Without LCR, the terminal defaults to the scheme network — which typically carries higher interchange and scheme fees. With LCR enabled, the acquirer compares the cost of each available network and routes to the cheaper one automatically.

Market Context

Australia: The RBA mandated that acquirers offer LCR to merchants for contactless transactions from 2022. eftpos routing is typically 0.2–0.3% cheaper than Visa Debit per transaction. The mandate addressed years of scheme networks effectively blocking LCR by controlling terminal defaults.

Canada: Interac debit carries significantly lower interchange than Visa Debit or Mastercard Debit for domestic transactions. Merchants with high debit volumes — grocery, fuel — capture meaningful savings by ensuring Interac routing is prioritized.
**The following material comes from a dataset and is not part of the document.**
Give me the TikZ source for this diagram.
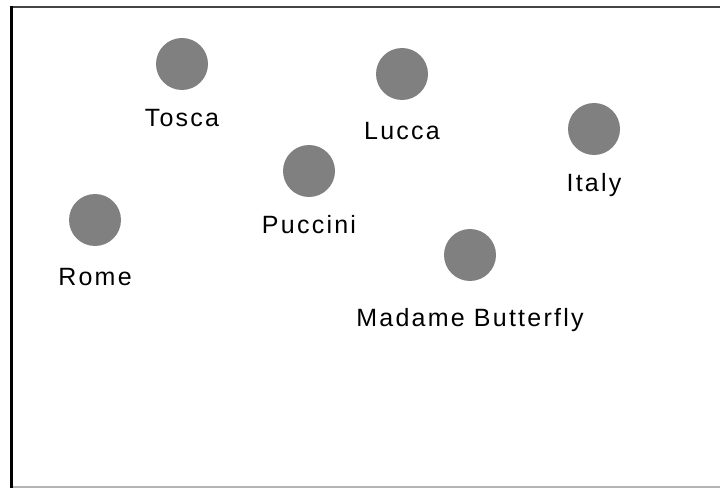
\documentclass[tikz,border=0pt]{standalone}
\usepackage{fontspec}
\setmainfont{Liberation Sans}[LetterSpace=9]
\usepackage{tikz}
\usetikzlibrary{positioning}
\definecolor{dotgrey}{HTML}{808080}
\definecolor{rulegrey}{HTML}{444444}
\definecolor{edgegrey}{HTML}{B4B4B4}

\begin{document}
\begin{tikzpicture}[x=1pt, y=-1pt,
        concept/.style={circle, fill=dotgrey, minimum size=52pt, inner sep=0pt},
        term/.style={inner sep=0pt, font=\fontsize{25}{29}\selectfont, text=black}]
        \useasboundingbox (0,0) rectangle (720,489);

        % Frame
        \draw[rulegrey, line width=2pt] (11,7) -- (720,7);
        \draw[edgegrey, line width=1.5pt] (11,487) -- (720,487);
        \draw[black, line width=3pt] (11,6) -- (11,488);

        % Concepts
        \node[concept] (tosca) at (182,64) {};
        \node[concept] (lucca) at (402,74) {};
        \node[concept] (italy) at (594,129) {};
        \node[concept] (puccini) at (309,171) {};
        \node[concept] (rome) at (95,220) {};
        \node[concept] (butterfly) at (470,255) {};

        % Labels
        \node[term, below=19pt of tosca] (tosca-label) {Tosca};
        \node[term, below=22pt of lucca] (lucca-label) {Lucca};
        \node[term, below=18pt of italy] (italy-label) {Italy};
        \node[term, below=18pt of puccini] (puccini-label) {Puccini};
        \node[term, below=22pt of rome] (rome-label) {Rome};
        \node[term, below=27pt of butterfly] (butterfly-label) {Madame Butterfly};
    \end{tikzpicture}
\end{document}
United States: The Durbin Amendment requires that debit cards be enabled on at least two unaffiliated networks, and that merchants have the right to choose the routing network. Many US merchants under-utilize this right due to POS configuration defaults.

Operator Considerations

LCR is typically configured at the acquirer or payment terminal level, not in the merchant’s application code. Operators evaluating PSPs should ask explicitly about LCR support and whether it is enabled by default or requires activation. For merchants with high debit volume and thin margins — fuel, grocery, convenience — LCR can reduce processing costs by 15–30%.